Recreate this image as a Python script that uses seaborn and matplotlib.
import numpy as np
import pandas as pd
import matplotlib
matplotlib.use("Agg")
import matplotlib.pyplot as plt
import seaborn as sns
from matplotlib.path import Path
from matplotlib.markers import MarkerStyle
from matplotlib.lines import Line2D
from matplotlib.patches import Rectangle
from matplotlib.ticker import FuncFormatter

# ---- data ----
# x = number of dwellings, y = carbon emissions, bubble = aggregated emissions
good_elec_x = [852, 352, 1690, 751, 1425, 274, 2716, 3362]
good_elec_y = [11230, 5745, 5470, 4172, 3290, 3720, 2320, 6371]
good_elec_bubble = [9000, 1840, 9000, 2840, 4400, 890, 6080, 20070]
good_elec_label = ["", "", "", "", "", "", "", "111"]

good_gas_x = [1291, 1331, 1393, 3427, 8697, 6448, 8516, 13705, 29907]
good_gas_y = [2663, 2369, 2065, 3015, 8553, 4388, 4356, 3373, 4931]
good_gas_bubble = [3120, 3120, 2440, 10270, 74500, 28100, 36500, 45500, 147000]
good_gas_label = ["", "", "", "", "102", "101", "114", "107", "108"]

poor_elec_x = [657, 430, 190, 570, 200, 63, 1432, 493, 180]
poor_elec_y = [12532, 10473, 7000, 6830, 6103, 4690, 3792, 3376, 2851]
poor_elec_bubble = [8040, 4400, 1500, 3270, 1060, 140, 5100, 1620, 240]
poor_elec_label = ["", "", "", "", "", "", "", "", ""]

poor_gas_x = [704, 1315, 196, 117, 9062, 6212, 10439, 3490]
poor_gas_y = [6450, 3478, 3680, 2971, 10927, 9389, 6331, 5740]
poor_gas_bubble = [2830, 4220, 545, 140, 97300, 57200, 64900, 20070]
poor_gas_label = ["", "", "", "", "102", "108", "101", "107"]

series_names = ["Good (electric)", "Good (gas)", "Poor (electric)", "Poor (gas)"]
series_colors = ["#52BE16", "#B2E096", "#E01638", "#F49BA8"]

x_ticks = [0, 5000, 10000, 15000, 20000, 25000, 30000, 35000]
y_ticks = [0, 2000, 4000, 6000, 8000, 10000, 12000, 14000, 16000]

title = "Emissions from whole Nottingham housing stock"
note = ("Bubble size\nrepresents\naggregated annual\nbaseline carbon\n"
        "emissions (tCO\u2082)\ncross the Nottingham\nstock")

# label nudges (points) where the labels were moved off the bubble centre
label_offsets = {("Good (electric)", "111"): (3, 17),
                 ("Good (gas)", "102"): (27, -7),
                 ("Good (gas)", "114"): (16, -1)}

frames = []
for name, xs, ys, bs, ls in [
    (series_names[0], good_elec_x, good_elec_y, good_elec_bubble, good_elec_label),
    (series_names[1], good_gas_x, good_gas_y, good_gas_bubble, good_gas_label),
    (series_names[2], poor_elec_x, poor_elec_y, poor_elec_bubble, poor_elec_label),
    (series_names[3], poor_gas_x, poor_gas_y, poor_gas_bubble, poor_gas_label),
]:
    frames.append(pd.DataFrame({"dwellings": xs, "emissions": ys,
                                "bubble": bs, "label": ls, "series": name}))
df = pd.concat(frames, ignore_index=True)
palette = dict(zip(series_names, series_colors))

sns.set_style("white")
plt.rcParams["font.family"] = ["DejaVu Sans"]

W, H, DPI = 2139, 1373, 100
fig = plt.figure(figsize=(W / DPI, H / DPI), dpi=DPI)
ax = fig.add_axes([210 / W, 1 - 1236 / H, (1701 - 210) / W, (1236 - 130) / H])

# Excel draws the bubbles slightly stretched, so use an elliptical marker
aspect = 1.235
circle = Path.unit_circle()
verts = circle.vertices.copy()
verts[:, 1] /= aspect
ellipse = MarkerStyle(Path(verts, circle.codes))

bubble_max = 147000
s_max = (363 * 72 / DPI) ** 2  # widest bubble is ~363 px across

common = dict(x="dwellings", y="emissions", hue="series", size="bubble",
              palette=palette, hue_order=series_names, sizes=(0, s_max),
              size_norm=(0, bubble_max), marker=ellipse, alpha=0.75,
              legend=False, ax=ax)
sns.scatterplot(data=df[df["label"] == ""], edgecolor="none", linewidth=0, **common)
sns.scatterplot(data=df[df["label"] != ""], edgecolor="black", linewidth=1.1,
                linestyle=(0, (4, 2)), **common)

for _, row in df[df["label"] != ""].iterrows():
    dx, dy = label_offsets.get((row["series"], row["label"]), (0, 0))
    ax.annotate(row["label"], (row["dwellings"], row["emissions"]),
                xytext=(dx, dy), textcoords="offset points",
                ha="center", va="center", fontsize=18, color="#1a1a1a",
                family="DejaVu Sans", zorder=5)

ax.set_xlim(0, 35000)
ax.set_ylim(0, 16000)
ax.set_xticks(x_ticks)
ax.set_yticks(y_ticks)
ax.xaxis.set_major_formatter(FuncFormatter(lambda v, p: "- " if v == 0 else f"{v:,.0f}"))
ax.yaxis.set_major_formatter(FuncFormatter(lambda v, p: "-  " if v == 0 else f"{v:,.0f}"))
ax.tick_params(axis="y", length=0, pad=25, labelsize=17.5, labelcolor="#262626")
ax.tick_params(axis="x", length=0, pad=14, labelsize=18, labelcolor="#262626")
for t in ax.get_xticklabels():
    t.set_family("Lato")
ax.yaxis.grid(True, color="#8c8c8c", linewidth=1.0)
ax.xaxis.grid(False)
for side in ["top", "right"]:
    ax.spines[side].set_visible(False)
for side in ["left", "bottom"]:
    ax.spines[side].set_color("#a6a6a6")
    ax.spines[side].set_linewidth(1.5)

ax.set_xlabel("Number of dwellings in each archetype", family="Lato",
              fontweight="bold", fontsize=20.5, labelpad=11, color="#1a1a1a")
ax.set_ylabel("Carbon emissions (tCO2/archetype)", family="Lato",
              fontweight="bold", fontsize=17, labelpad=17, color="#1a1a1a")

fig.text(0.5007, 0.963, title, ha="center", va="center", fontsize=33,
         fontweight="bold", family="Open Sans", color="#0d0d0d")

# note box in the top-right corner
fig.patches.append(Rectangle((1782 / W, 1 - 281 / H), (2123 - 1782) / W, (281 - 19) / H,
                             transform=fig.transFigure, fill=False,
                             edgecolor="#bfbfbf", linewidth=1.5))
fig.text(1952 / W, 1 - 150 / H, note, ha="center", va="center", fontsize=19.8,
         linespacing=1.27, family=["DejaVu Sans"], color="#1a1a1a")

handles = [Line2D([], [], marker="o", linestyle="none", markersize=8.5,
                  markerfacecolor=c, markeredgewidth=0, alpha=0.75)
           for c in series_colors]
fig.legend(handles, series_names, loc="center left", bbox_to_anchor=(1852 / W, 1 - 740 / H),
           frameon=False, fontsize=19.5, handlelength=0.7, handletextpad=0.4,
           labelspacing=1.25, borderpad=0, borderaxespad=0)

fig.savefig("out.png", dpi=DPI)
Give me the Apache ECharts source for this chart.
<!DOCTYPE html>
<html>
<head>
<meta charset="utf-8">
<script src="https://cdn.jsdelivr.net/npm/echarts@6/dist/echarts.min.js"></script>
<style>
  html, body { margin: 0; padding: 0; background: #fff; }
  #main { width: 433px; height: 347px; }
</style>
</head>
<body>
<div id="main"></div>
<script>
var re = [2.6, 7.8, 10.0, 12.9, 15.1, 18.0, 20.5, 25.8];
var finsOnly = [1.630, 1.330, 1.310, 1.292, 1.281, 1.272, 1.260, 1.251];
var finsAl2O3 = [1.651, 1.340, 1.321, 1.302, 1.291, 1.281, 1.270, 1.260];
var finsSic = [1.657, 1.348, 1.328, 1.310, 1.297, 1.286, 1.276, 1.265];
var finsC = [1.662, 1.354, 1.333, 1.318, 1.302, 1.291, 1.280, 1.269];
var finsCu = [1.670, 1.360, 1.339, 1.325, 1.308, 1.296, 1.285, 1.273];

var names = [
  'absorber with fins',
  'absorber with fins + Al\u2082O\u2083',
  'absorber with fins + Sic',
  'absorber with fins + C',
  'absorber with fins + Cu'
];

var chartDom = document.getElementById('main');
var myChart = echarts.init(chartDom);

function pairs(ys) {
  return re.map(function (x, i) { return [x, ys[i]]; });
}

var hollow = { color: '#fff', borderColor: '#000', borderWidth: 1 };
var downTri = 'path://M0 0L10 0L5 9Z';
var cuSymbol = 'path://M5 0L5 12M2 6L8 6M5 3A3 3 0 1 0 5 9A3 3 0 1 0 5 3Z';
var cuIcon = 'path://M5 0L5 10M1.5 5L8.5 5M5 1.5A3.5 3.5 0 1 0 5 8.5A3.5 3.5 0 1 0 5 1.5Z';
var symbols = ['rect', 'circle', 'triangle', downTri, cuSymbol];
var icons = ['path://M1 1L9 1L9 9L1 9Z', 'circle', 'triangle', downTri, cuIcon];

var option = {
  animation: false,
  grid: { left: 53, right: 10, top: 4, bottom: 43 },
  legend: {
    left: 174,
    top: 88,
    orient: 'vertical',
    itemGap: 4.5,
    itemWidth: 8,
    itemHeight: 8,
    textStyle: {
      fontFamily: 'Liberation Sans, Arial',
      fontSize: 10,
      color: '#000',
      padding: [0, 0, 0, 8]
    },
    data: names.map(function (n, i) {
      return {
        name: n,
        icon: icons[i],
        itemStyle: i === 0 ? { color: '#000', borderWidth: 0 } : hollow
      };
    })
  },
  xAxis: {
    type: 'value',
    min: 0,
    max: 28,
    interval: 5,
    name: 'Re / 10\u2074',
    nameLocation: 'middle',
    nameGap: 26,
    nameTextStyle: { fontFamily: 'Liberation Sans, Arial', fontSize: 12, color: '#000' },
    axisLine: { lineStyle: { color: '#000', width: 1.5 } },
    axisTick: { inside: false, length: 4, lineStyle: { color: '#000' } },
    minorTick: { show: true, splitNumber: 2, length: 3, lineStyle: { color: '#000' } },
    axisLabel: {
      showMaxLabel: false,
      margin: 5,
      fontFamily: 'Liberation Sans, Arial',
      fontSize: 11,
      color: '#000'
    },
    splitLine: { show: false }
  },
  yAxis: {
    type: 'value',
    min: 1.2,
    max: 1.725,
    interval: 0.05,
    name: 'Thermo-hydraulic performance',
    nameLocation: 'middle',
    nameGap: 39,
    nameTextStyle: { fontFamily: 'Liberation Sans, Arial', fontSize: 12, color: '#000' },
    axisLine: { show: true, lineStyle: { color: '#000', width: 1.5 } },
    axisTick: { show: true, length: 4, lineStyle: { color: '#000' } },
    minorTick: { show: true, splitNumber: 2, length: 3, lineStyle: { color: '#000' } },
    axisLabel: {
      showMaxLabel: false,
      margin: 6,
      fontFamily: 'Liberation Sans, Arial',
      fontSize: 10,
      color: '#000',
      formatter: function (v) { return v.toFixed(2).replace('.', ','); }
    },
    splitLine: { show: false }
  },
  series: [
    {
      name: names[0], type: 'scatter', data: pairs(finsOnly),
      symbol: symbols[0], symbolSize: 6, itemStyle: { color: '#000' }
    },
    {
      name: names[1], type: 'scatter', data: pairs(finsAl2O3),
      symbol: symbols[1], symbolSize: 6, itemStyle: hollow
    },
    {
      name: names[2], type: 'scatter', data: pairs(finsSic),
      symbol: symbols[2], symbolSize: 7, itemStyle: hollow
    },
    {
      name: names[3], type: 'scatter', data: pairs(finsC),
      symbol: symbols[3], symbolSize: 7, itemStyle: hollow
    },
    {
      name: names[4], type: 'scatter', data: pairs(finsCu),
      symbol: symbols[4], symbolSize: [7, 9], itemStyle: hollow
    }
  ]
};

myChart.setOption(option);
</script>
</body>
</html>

######

> _Task statement_
Go through the entries and return each line where the word "seaborn" appears.

> _Solution for this exercise_
Recreate this image as a Python script that uses seaborn and matplotlib.
import seaborn as sns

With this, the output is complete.